The Experience of Political Reform in the GCC States: Evaluation & Analysis
Joint Workshop sponsored by the
Gulf Research Center (GRC)
The Carnegie Endowment for International Peace
Dubai, United Arab Emirates
November 16 & 17, 2005
The Arab Gulf States have been undergoing a deep process of transformation for several decades: their population has increased sharply; levels of education have risen dramatically; their economies have been integrated in the new global system and the political consciousness of their citizens has been altered by the IT revolution and the unprecedented exposure to information it entails.
The process started well before the Iraq war of 2003. To be sure, the conflict was a wake-up call for much of the region, not only because it confirmed the need for broad-based social and political change, but also because it raised significant doubts about the so-called US “forward strategy of freedom” and the reasons behind it. Both domestic pressure and external events have led many regimes to take additional steps towards creating a more participatory political order. Furthermore, citizens in all countries in the region are actively discussing the necessity for political reforms and have set forth demands for new measures.
Because of the rapid pace of change in the region, the Gulf Research Center and the Carnegie Endowment for International Peace will convene a new joint meeting in November 2005 to discuss recent developments that have taken place in a number of countries and to analyze their significance in the overall process of political reform in the Gulf region. The first GRC-Carnegie meeting, held in September 2004, made an important contribution to the understanding of the reform process by discussing the broad issues that affect political transformation in the area. The second workshop will look more closely at specific countries; it will focus primarily on the domestic process of political change: what is driving the reform process, how far it has progressed in different countries and how the transformation is likely to unfold in the short and medium term. To a lesser extent, the workshop will also consider the impact of external factors: the Iraq crisis; the shift, if any, within the US democracy agenda under a second-term Bush Administration and possible roles to be played by other external actors such as the European Union and the UN.

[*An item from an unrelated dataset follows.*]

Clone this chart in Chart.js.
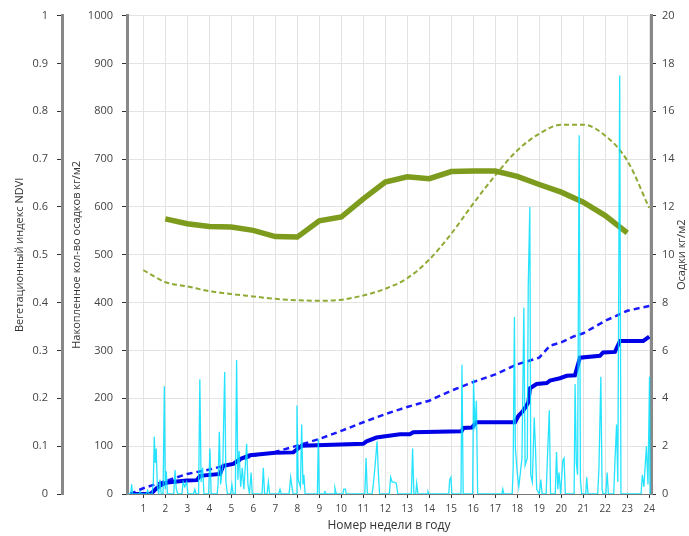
<!DOCTYPE html>
<html>
<head>
<meta charset="utf-8">
<script src="https://cdn.jsdelivr.net/npm/chart.js@4.4.1/dist/chart.umd.min.js"></script>
<style>
body { margin: 0; background: #fff; }
</style>
</head>
<body>
<canvas id="chart-ndvi" width="689" height="536"></canvas>
<script>
// tick labels of the week axis
var weekLabels = ['1','2','3','4','5','6','7','8','9','10','11','12','13','14','15','16','17','18','19','20','21','22','23','24'];

// NDVI of the current year (weeks 2..23)
var ndviWeeks = [2,3,4,5,6,7,8,9,10,11,12,13,14,15,16,17,18,19,20,21,22,23];
var ndviVal = [0.575,0.565,0.559,0.558,0.551,0.538,0.537,0.571,0.579,0.617,0.652,0.663,0.659,0.674,0.675,0.675,0.664,0.647,0.631,0.610,0.582,0.546];

// NDVI, many-year average (weeks 1..24)
var ndviAvgWeeks = [1,2,3,4,5,6,7,8,9,10,11,12,13,14,15,16,17,18,19,20,21,22,23,24];
var ndviAvgVal = [0.468,0.443,0.434,0.424,0.418,0.413,0.408,0.405,0.404,0.406,0.415,0.429,0.451,0.490,0.544,0.607,0.666,0.718,0.753,0.772,0.772,0.749,0.697,0.598];

// accumulated precipitation, current year: [week, kg/m2]
var accCur = [[0.4,0],[1.3,0],[1.45,5],[1.6,12],[1.75,17],[1.95,22],[2.1,24],[2.97,28],[3.43,29],[3.58,38],
  [4.49,42],[4.64,59],[5.09,63],[5.4,73],[5.85,81],[7.0,86],[7.82,87],[8.2,101],[11.0,105],[11.15,110],
  [11.6,118],[12.67,125],[13.12,125],[13.27,129],[15.47,131],[15.55,138],[15.93,139],[16.15,150],[17.9,150],
  [18.05,163],[18.27,174],[18.5,191],[18.58,221],[18.88,230],[19.34,232],[19.49,237],[19.94,242],[20.25,247],
  [20.62,248],[20.85,285],[21.76,289],[21.9,296],[22.44,297],[22.67,320],[23.73,320],[24.0,329]];

// accumulated precipitation, average: [week, kg/m2]
var accAvg = [[0.4,0],[1,12],[2,27],[3,42],[4,51],[5,63],[6,80],[7,88],[8,101],[9,115],[10,132],[11,150],[12,167],
  [12.67,177],[13,182],[14,195],[15,216],[16,234],[17,250],[18,271],[19,285],[19.49,310],[20,317],[20.54,329],
  [21,336],[22,362],[23,383],[24,393]];

// daily precipitation: [day of period, kg/m2]
var rain = [[2,0],[3,0],[3.3,0.4],[3.6,0],[5.6,0],[6,0.1],[6.4,0],[8,0],[8.4,0.15],[8.8,0],[9.8,0],[10.2,0.5],
  [10.5,2.4],[10.8,1.3],[11.1,1.9],[11.5,0.3],[11.9,0],[12.3,0.6],[12.7,0],[13.3,0],[13.7,4.5],[14.0,0.2],
  [14.3,0.95],[14.7,0],[16.7,0],[17.1,1.0],[17.5,0.2],[18,0],[19.3,0],[19.7,0.5],[20.2,0.3],[20.8,0.5],[21.2,0],
  [23,0],[23.4,0.2],[23.8,0],[24.6,0],[25.0,4.8],[25.4,0.5],[25.9,1.1],[26.3,0],[27.8,0],[28.2,1.9],[28.6,0],
  [30.5,0],[30.8,0.4],[31.2,2.6],[31.6,0.4],[32.3,1.2],[32.9,5.1],[33.3,0.5],[33.8,0],[34.8,0],[35.2,0.4],
  [35.6,0],[36.3,0],[36.7,5.6],[37.1,0.6],[37.5,1.8],[38,0.3],[38.5,1.1],[39,0.2],[39.9,2.1],[40.3,0.4],
  [40.8,0],[41.3,0.9],[41.7,0],[44.8,0],[45.2,1.1],[45.6,0],[46.4,0],[46.8,0.5],[47.2,0],[50.1,0],[50.5,0.2],
  [50.9,0],[53.4,0],[53.9,0.7],[54.3,0.3],[54.7,0],[55.6,0],[55.9,3.7],[56.3,0.6],[57.0,0.3],[57.4,2.9],
  [57.8,0.4],[58.1,0.8],[58.5,0],[62.4,0],[62.7,2.3],[63.0,0],[64.5,0],[64.8,0.1],[65.2,0],[67.7,0],[68.0,0.25],
  [68.4,0],[70.5,0],[70.8,0.2],[71.3,0.2],[71.6,0],[77.5,0],[77.9,1.5],[78.3,0],[79.8,0],[80.2,0.4],[80.7,1.1],
  [81.4,2.2],[81.8,0.9],[82.2,0],[85.3,0],[85.7,0.7],[86.2,0.5],[86.8,0.5],[87.5,0.45],[88.0,0],[92.3,0],
  [92.7,1.9],[93.1,0],[93.7,0],[94.0,0.45],[94.4,0],[97.3,0],[97.6,0.1],[97.9,0],[104.2,0],[104.5,0.6],
  [104.9,0.7],[105.2,0],[108.1,0],[108.4,5.4],[108.8,0],[111.8,0],[112.1,4.8],[112.5,2.7],[113.0,3.9],[113.4,0],
  [121.1,0],[121.4,0.2],[121.7,0],[124.4,0],[124.7,1.1],[125.1,7.4],[125.4,1.9],[126.0,0.9],[126.5,0.3],
  [127.5,1.5],[128.1,7.8],[128.5,1.2],[129.2,1.5],[129.5,8.7],[130.0,12.0],[130.3,0.8],[130.8,0.5],[131.4,3.2],
  [131.8,1.9],[132.2,0.2],[133.0,0],[133.5,0.6],[133.9,0],[135.2,0],[135.6,1.5],[136.2,3.5],[136.6,0],[138.1,0],
  [138.5,1.75],[138.9,0.2],[139.3,0.9],[139.8,0],[140.5,1.4],[140.9,1.5],[141.3,0],[144.1,0],[144.4,4.6],
  [144.8,1.3],[145.2,0.8],[145.7,15.0],[146.1,0.6],[146.5,0],[147.8,0],[148.1,0.7],[148.5,0],[151.6,0],
  [152.0,1.1],[152.6,4.9],[153.0,0.2],[153.3,0],[154.2,0],[154.6,0.9],[155.0,0],[156.7,0],[157.1,1.4],
  [157.6,2.9],[158.0,0.5],[158.6,17.5],[159.0,0],[165.4,0],[165.8,0.8],[166.3,0.3],[167.1,2.0],[167.6,0.4],
  [168.1,4.9],[168.3,0]];

Chart.defaults.font.family = '"Open Sans", sans-serif';
Chart.defaults.color = '#444';

function pairs(list) {
    return list.map(function(p) { return {x: p[0], y: p[1]}; });
}

// right axis title reads bottom-to-top like the left ones
var rightTitle = {
    id: 'rightTitle',
    afterDraw: function(chart) {
        var ctx = chart.ctx;
        var s = chart.scales.yRain;
        ctx.save();
        ctx.translate(s.right - 7, (s.top + s.bottom) / 2);
        ctx.rotate(-Math.PI / 2);
        ctx.font = '11px "Open Sans"';
        ctx.fillStyle = '#333';
        ctx.textAlign = 'center';
        ctx.textBaseline = 'middle';
        ctx.fillText('Осадки кг/м2', 0, 0);
        ctx.restore();
    }
};

var gridColor = '#e3e3e3';

var ctx = document.getElementById('chart-ndvi').getContext('2d');
var ndviChart = new Chart(ctx, {
    type: 'line',
    data: {
        datasets: [
            {
                label: 'Осадки',
                data: rain.map(function(p) { return {x: p[0] / 7, y: p[1]}; }),
                yAxisID: 'yRain',
                borderColor: 'rgba(0,222,255,0.85)',
                borderWidth: 1.3,
                order: 0
            },
            {
                label: 'Накопленные осадки',
                data: pairs(accCur),
                yAxisID: 'yAcc',
                borderColor: '#0000e6',
                borderWidth: 4,
                order: 1
            },
            {
                label: 'Накопленные осадки (среднее)',
                data: pairs(accAvg),
                yAxisID: 'yAcc',
                borderColor: '#1a1aff',
                borderWidth: 2.5,
                borderDash: [6, 4],
                order: 2
            },
            {
                label: 'NDVI',
                data: ndviWeeks.map(function(w, i) { return {x: w, y: ndviVal[i]}; }),
                yAxisID: 'yNdvi',
                borderColor: '#7d9b1c',
                borderWidth: 5.5,
                order: 3
            },
            {
                label: 'NDVI (среднее)',
                data: ndviAvgWeeks.map(function(w, i) { return {x: w, y: ndviAvgVal[i]}; }),
                yAxisID: 'yNdvi',
                borderColor: '#8eaa34',
                borderWidth: 2,
                borderDash: [5, 3],
                cubicInterpolationMode: 'monotone',
                order: 4
            }
        ]
    },
    options: {
        responsive: false,
        animation: false,
        elements: { point: { radius: 0 }, line: { fill: false } },
        layout: { padding: { top: 15, left: 0, right: 0, bottom: 0 } },
        plugins: { legend: { display: false }, tooltip: { enabled: false } },
        scales: {
            x: {
                type: 'linear',
                min: 0.26,
                max: 24.08,
                afterBuildTicks: function(scale) {
                    scale.ticks = weekLabels.map(function(l, i) { return {value: i + 1}; });
                },
                afterFit: function(scale) { scale.height = 42; },
                ticks: {
                    autoSkip: false, maxRotation: 0, padding: 5, font: { size: 10 },
                    callback: function(v, i) { return weekLabels[i]; }
                },
                grid: { color: gridColor, tickColor: '#333', tickLength: 4 },
                border: { color: '#777', width: 1 },
                title: { display: true, text: 'Номер недели в году', color: '#333', font: { size: 12 }, padding: { top: 0, bottom: 3 } }
            },
            yNdvi: {
                position: 'left',
                weight: 2,
                min: 0,
                max: 1,
                afterFit: function(scale) { scale.width = 62; },
                ticks: {
                    stepSize: 0.1, padding: 9, font: { size: 11 },
                    callback: function(v) { return String(Math.round(v * 10) / 10); }
                },
                grid: { drawOnChartArea: false, tickColor: '#333', tickLength: 5 },
                border: { color: '#888', width: 3 },
                title: { display: true, text: 'Вегетационный индекс NDVI', color: '#333', font: { size: 11 }, padding: { top: 13.5, bottom: 0 } }
            },
            yAcc: {
                position: 'left',
                weight: 1,
                min: 0,
                max: 1000,
                afterFit: function(scale) { scale.width = 65; },
                ticks: {
                    stepSize: 100, padding: 9, font: { size: 11 },
                    callback: function(v) { return String(v); }
                },
                grid: { color: gridColor, tickColor: '#333', tickLength: 5 },
                border: { color: '#888', width: 3 },
                title: { display: true, text: 'Накопленное кол-во осадков кг/м2', color: '#333', font: { size: 11 }, padding: { top: 8.5, bottom: 0 } }
            },
            yRain: {
                position: 'right',
                min: 0,
                max: 20,
                afterFit: function(scale) { scale.width = 38; },
                ticks: {
                    stepSize: 2, padding: 6, font: { size: 11 },
                    callback: function(v) { return String(v); }
                },
                grid: { drawOnChartArea: false, tickColor: '#333', tickLength: 5 },
                border: { color: '#888', width: 3 }
            }
        }
    },
    plugins: [rightTitle]
});
</script>
</body>
</html>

The workshop has been designed to incorporate the presentation and discussion of brief working papers covering the experience of political reform in each one of the six GCC States. Each paper will put forth a general evaluation of the conditions and status of the process of political reform in the concerned country and bring up major issues and questions linked to reform. Papers will also discuss key opportunities for and the most prominent obstacles to political reform.
The workshop will provide an opportunity to draw comparative lessons among the experiences of the GCC States as well as put forward ideas or feasible suggestions regarding the means and requirements for the reinforcement of political reform process and strengthening of civil society organizations (CSOs) in the GCC countries.
Objectives of the Workshop:
• Placing the reform movement in an overall comparative perspective
• Examining the salient domestic factors driving political reform in the GCC States.
• Tracing and analyzing the various political and social forces demanding political reform in the GCC countries in terms of their respective orientations, visions and their power of influence.
• Discussing the major issues and obstacles related to political reform in the GCC countries.
• Formulating comparisons among the reform experiences in the six GCC countries with the objective of identifying and elaborating upon common denominators shared by the six GCC States along with the nuances of specific cases.
Articulating feasible suggestions to support the process of political reform in the GCC States.